Meta, along with X and child safety advocates, comprise an unlikely coalition that supports the growing age-verification push.

In response to ACT’s broadside, a Meta spokesperson, Stephanie Otway, said Instagram is currently expanding protections for teens.

The bills: The app stores are likely facing multiple bills designed to increase competition. A handful of lawmakers, including Sen. Mike Lee (R-Utah) and Rep. John James (R-Mich.), also want to require app stores to verify users’ ages in a bid to protect kids.

ACT is ramping up its lobbying by bringing lawmakers’ constituents to town to make the case that they are the ones who will be hurt by the legislation. Reed said many lawmakers see tech as consisting of “East Coast elites and Silicon Valley bros.”

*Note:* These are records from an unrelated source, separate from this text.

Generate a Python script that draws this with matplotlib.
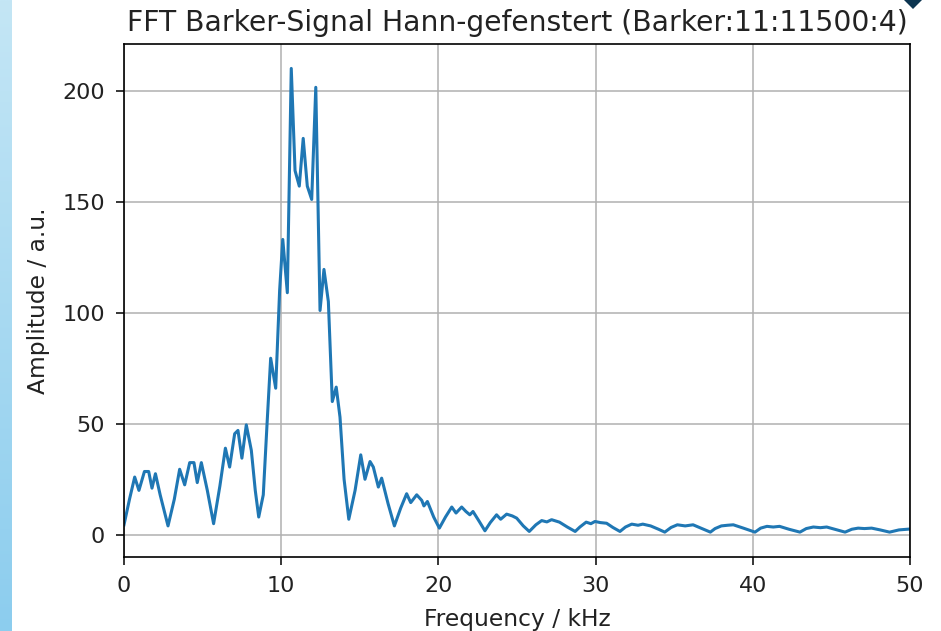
import numpy as np
import matplotlib
matplotlib.use("Agg")
import matplotlib.pyplot as plt
from matplotlib.patches import Polygon
from matplotlib.colors import LinearSegmentedColormap

# Data (frequency in kHz, amplitude in a.u.)
freq_khz = [0.0, 0.35, 0.68, 0.95, 1.3, 1.57, 1.78, 2.0, 2.3, 2.8, 3.2, 3.54, 3.86,
            4.18, 4.45, 4.66, 4.92, 5.3, 5.7, 6.1, 6.45, 6.72, 7.04, 7.25, 7.5, 7.78,
            8.1, 8.35, 8.57, 8.86, 9.1, 9.33, 9.65, 9.9, 10.1, 10.39, 10.64, 10.88,
            11.15, 11.4, 11.66, 11.94, 12.2, 12.47, 12.72, 13.0, 13.25, 13.5, 13.74,
            14.0, 14.3, 14.7, 15.06, 15.33, 15.65, 15.86, 16.18, 16.39, 16.8, 17.2,
            17.6, 17.98, 18.24, 18.62, 18.94, 19.08, 19.3, 19.7, 20.06, 20.45, 20.85,
            21.12, 21.48, 21.75, 22.0, 22.2, 22.6, 22.96, 23.3, 23.7, 23.96, 24.34,
            24.7, 24.98, 25.4, 25.78, 26.2, 26.57, 26.9, 27.2, 27.7, 28.2, 28.7, 29.0,
            29.4, 29.7, 29.96, 30.3, 30.7, 31.1, 31.55, 31.9, 32.3, 32.7, 33.0, 33.5,
            34.0, 34.4, 34.8, 35.2, 35.7, 36.2, 36.7, 37.3, 37.6, 38.0, 38.4, 38.76,
            39.4, 40.14, 40.5, 40.9, 41.3, 41.7, 42.3, 43.0, 43.4, 43.85, 44.3, 44.7,
            45.3, 45.87, 46.3, 46.7, 47.1, 47.56, 48.1, 48.7, 49.3, 50.0]
amplitude = [4.5, 16, 26, 20, 28.5, 28.5, 21, 27.5, 18, 4, 16, 29.5, 22.5,
             32.5, 32.5, 23.5, 32.5, 20, 5, 22, 39, 30.5, 45.5, 47, 34.5, 49.5,
             38, 20, 8, 18, 50, 79.5, 66, 110, 133, 109, 210, 164,
             157, 178.5, 157, 151, 201.5, 101, 119.5, 105, 60, 66.5, 53,
             25, 7, 20, 36, 25, 33, 30.5, 21.5, 25.5, 14, 4,
             12, 18.5, 14.5, 18, 15.5, 13, 15, 8, 3, 8, 12.5,
             9.8, 12.5, 10.5, 9, 10.5, 6, 1.8, 5.5, 9, 7, 9.3,
             8.5, 7.5, 4, 1.5, 4.5, 6.4, 5.8, 6.8, 5.7, 3.5, 1.5, 3.5,
             5.7, 5.0, 6, 5.5, 5.2, 3.3, 1.5, 3.5, 4.8, 4.3, 4.8, 4.0,
             2.5, 1.2, 3.3, 4.5, 4.0, 4.5, 3.0, 1.2, 2.8, 4.0, 4.3, 4.5,
             3.0, 1.2, 3.0, 3.8, 3.5, 3.8, 2.5, 1.2, 2.8, 3.5, 3.2, 3.5,
             2.3, 1.2, 2.5, 3.0, 2.8, 3.0, 2.2, 1.2, 2.2, 2.6]

x_ticks = [0, 10, 20, 30, 40, 50]
y_ticks = [0, 50, 100, 150, 200]
title = "FFT Barker-Signal Hann-gefenstert (Barker:11:11500:4)"
xlabel = "Frequency / kHz"
ylabel = "Amplitude / a.u."

plt.rcParams['font.family'] = ['DejaVu Sans']

fig = plt.figure(figsize=(9.41, 6.31), dpi=100)
fig.patch.set_facecolor("white")

# light-blue strip at the left edge of the screenshot
strip = fig.add_axes([0, 0, 12 / 941, 1])
grad = np.linspace(0, 1, 256).reshape(-1, 1)
cmap = LinearSegmentedColormap.from_list("strip", ["#c4e6f5", "#8ccdee"])
strip.imshow(grad, aspect="auto", cmap=cmap, extent=[0, 1, 0, 1], origin="upper")
strip.set_axis_off()

# small dark marker at the top right corner
fig.patches.append(Polygon([[904 / 941, 1.0], [922 / 941, 1.0],
                            [913 / 941, 1 - 9 / 631]], closed=True,
                           transform=fig.transFigure, facecolor="#0c3550",
                           edgecolor="none"))

ax = fig.add_axes([124 / 941, 1 - 557 / 631, (910 - 124) / 941, (557 - 44) / 631])
ax.plot(freq_khz, amplitude, color="#1f77b4", linewidth=2.2)
ax.set_xlim(0, 50)
ax.set_ylim(-10, 221)
ax.set_xticks(x_ticks)
ax.set_yticks(y_ticks)
ax.grid(True, color="#b0b0b0", linewidth=1.1)
ax.set_title(title, fontsize=20.3, pad=9.5, color="#222222")
ax.set_xlabel(xlabel, fontsize=16.8, labelpad=9, color="#222222")
ax.set_ylabel(ylabel, fontsize=16.8, labelpad=9, color="#222222")
ax.tick_params(labelsize=16, length=6, width=1.1, pad=7.5, labelcolor="#222222")
for s in ax.spines.values():
    s.set_linewidth(1.2)

fig.savefig("out.png", dpi=100)
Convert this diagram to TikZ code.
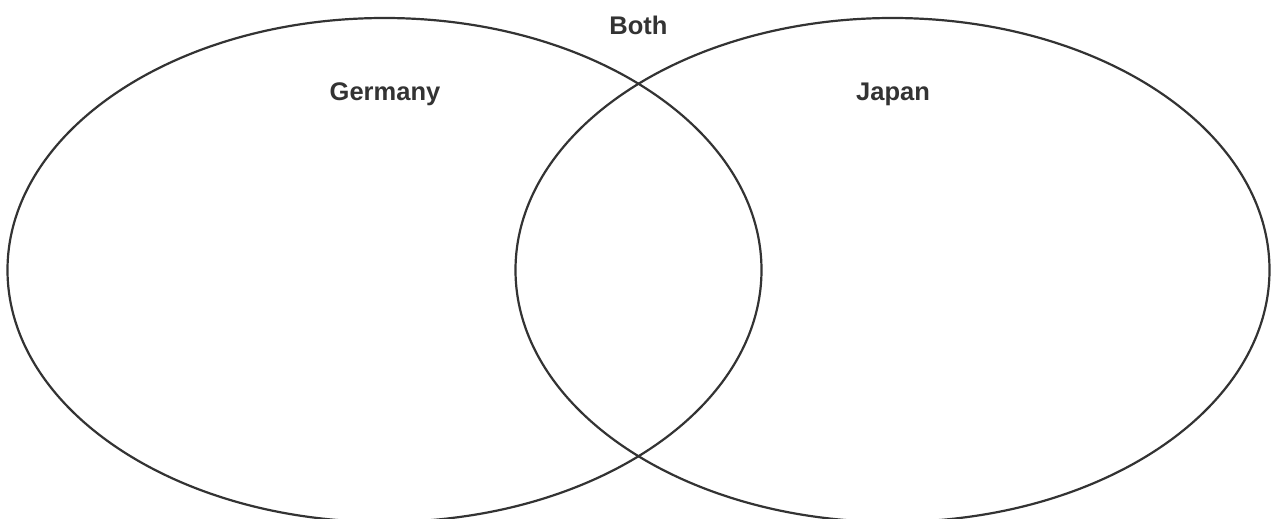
\documentclass[tikz,border=0pt]{standalone}
\usepackage{fontspec}
\setmainfont{Liberation Sans}
\usetikzlibrary{shapes.geometric}
\definecolor{ink}{HTML}{333333}
\begin{document}
\begin{tikzpicture}[x=1pt,y=-1pt,
  circ/.style={draw=ink,line width=2.2pt},
  lbl/.style={text=ink,font=\bfseries\fontsize{25.5}{28}\selectfont,inner sep=0pt}]
\useasboundingbox (0,0) rectangle (1275,519);
\clip (0,0) rectangle (1275,519);
\fill[white] (0,0) rectangle (1275,519);
\node[circ,ellipse,minimum width=754pt,minimum height=504pt,inner sep=0pt] (germanyset) at (384.5,270) {};
\node[circ,ellipse,minimum width=754pt,minimum height=504pt,inner sep=0pt] (japanset) at (892.5,270) {};
\node[lbl] (both) at (638.5,25) {Both};
\node[lbl] (germany) at (385,94) {Germany};
\node[lbl] (japan) at (893,94) {Japan};
\end{tikzpicture}
\end{document}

If the group can bring in members “with long-drawl Alabama accents,” however, those visits can help “help members of Congress re-center their view of tech on the local aspects.” ACT’s work included a two-day fly-in earlier in May by developers from roughly 30 states.

The little guy argument: Despite the focus of the bills on app stores, several approaches would require small apps to get info from Apple and Google about whether users are minors and implement any restrictions.

A hypothetical app for a local Italian food chain “now has to redo their app, hire a developer, because the guy slinging pizza doesn’t sling code at night,” Reed argued.

Antigone Davis, Meta’s global head of safety, in the past, has noted the proliferation of state laws requiring apps to do age verification. In arguing for a federal standard, Davis wrote in 2023 that “social media laws that hold different platforms to different standards in different states will mean teens are inconsistently protected.”

Correction: An earlier version of this item incorrectly identified Apple, Google and Amazon as members of ACT. They are sponsors of the group.